§ **GIVEN REQUEST**: Print the full listing exactly.

+ + +

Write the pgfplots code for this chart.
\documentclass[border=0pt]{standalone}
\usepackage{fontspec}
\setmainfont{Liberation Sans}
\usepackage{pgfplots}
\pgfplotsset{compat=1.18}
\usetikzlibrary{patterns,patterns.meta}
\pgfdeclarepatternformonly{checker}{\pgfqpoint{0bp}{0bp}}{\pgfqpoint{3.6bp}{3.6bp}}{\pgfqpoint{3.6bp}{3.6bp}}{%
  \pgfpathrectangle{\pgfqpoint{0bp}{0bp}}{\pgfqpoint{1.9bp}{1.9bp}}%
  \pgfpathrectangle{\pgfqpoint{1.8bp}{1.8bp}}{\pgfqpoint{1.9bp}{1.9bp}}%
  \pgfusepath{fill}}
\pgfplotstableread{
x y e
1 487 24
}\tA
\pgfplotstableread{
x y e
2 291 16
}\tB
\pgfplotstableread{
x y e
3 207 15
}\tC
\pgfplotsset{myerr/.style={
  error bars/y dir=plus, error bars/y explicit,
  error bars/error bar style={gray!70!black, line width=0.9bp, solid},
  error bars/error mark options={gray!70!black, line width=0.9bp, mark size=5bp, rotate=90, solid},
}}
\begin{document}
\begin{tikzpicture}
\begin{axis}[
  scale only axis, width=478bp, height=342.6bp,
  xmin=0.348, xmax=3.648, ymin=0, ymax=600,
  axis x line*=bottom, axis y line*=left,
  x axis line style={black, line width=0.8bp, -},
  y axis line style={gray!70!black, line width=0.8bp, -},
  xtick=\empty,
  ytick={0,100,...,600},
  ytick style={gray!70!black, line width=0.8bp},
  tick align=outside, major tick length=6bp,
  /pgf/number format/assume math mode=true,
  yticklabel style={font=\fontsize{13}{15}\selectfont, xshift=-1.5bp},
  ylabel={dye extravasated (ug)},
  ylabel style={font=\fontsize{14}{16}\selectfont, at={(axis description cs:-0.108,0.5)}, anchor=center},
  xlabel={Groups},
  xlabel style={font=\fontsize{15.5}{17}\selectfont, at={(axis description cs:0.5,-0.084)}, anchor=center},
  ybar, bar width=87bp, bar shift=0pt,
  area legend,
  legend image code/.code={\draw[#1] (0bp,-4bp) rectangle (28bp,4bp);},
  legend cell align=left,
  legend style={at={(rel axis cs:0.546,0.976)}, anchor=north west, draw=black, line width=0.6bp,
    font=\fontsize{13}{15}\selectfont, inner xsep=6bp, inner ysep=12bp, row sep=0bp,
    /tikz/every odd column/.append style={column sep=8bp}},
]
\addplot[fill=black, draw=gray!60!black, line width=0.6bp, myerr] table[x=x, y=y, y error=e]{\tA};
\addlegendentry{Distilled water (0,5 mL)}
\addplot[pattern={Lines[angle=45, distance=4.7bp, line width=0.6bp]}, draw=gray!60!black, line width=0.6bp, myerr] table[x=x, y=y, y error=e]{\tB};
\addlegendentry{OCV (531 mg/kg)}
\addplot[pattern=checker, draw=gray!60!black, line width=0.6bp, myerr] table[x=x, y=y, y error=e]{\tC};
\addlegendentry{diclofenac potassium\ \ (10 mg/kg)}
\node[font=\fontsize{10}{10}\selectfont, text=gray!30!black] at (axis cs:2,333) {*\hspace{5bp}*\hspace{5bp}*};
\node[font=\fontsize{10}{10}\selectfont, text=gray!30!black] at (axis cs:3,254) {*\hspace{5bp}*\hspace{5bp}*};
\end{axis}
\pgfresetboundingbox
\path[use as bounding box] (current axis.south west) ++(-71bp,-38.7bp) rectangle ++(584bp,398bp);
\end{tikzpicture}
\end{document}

+ + +

§ **TASK SOLUTION**:
Write the pgfplots code for this chart.
\documentclass[border=0pt]{standalone}
\usepackage{fontspec}
\setmainfont{Liberation Sans}
\usepackage{pgfplots}
\pgfplotsset{compat=1.18}
\usetikzlibrary{patterns,patterns.meta}
\pgfdeclarepatternformonly{checker}{\pgfqpoint{0bp}{0bp}}{\pgfqpoint{3.6bp}{3.6bp}}{\pgfqpoint{3.6bp}{3.6bp}}{%
  \pgfpathrectangle{\pgfqpoint{0bp}{0bp}}{\pgfqpoint{1.9bp}{1.9bp}}%
  \pgfpathrectangle{\pgfqpoint{1.8bp}{1.8bp}}{\pgfqpoint{1.9bp}{1.9bp}}%
  \pgfusepath{fill}}
\pgfplotstableread{
x y e
1 487 24
}\tA
\pgfplotstableread{
x y e
2 291 16
}\tB
\pgfplotstableread{
x y e
3 207 15
}\tC
\pgfplotsset{myerr/.style={
  error bars/y dir=plus, error bars/y explicit,
  error bars/error bar style={gray!70!black, line width=0.9bp, solid},
  error bars/error mark options={gray!70!black, line width=0.9bp, mark size=5bp, rotate=90, solid},
}}
\begin{document}
\begin{tikzpicture}
\begin{axis}[
  scale only axis, width=478bp, height=342.6bp,
  xmin=0.348, xmax=3.648, ymin=0, ymax=600,
  axis x line*=bottom, axis y line*=left,
  x axis line style={black, line width=0.8bp, -},
  y axis line style={gray!70!black, line width=0.8bp, -},
  xtick=\empty,
  ytick={0,100,...,600},
  ytick style={gray!70!black, line width=0.8bp},
  tick align=outside, major tick length=6bp,
  /pgf/number format/assume math mode=true,
  yticklabel style={font=\fontsize{13}{15}\selectfont, xshift=-1.5bp},
  ylabel={dye extravasated (ug)},
  ylabel style={font=\fontsize{14}{16}\selectfont, at={(axis description cs:-0.108,0.5)}, anchor=center},
  xlabel={Groups},
  xlabel style={font=\fontsize{15.5}{17}\selectfont, at={(axis description cs:0.5,-0.084)}, anchor=center},
  ybar, bar width=87bp, bar shift=0pt,
  area legend,
  legend image code/.code={\draw[#1] (0bp,-4bp) rectangle (28bp,4bp);},
  legend cell align=left,
  legend style={at={(rel axis cs:0.546,0.976)}, anchor=north west, draw=black, line width=0.6bp,
    font=\fontsize{13}{15}\selectfont, inner xsep=6bp, inner ysep=12bp, row sep=0bp,
    /tikz/every odd column/.append style={column sep=8bp}},
]
\addplot[fill=black, draw=gray!60!black, line width=0.6bp, myerr] table[x=x, y=y, y error=e]{\tA};
\addlegendentry{Distilled water (0,5 mL)}
\addplot[pattern={Lines[angle=45, distance=4.7bp, line width=0.6bp]}, draw=gray!60!black, line width=0.6bp, myerr] table[x=x, y=y, y error=e]{\tB};
\addlegendentry{OCV (531 mg/kg)}
\addplot[pattern=checker, draw=gray!60!black, line width=0.6bp, myerr] table[x=x, y=y, y error=e]{\tC};
\addlegendentry{diclofenac potassium\ \ (10 mg/kg)}
\node[font=\fontsize{10}{10}\selectfont, text=gray!30!black] at (axis cs:2,333) {*\hspace{5bp}*\hspace{5bp}*};
\node[font=\fontsize{10}{10}\selectfont, text=gray!30!black] at (axis cs:3,254) {*\hspace{5bp}*\hspace{5bp}*};
\end{axis}
\pgfresetboundingbox
\path[use as bounding box] (current axis.south west) ++(-71bp,-38.7bp) rectangle ++(584bp,398bp);
\end{tikzpicture}
\end{document}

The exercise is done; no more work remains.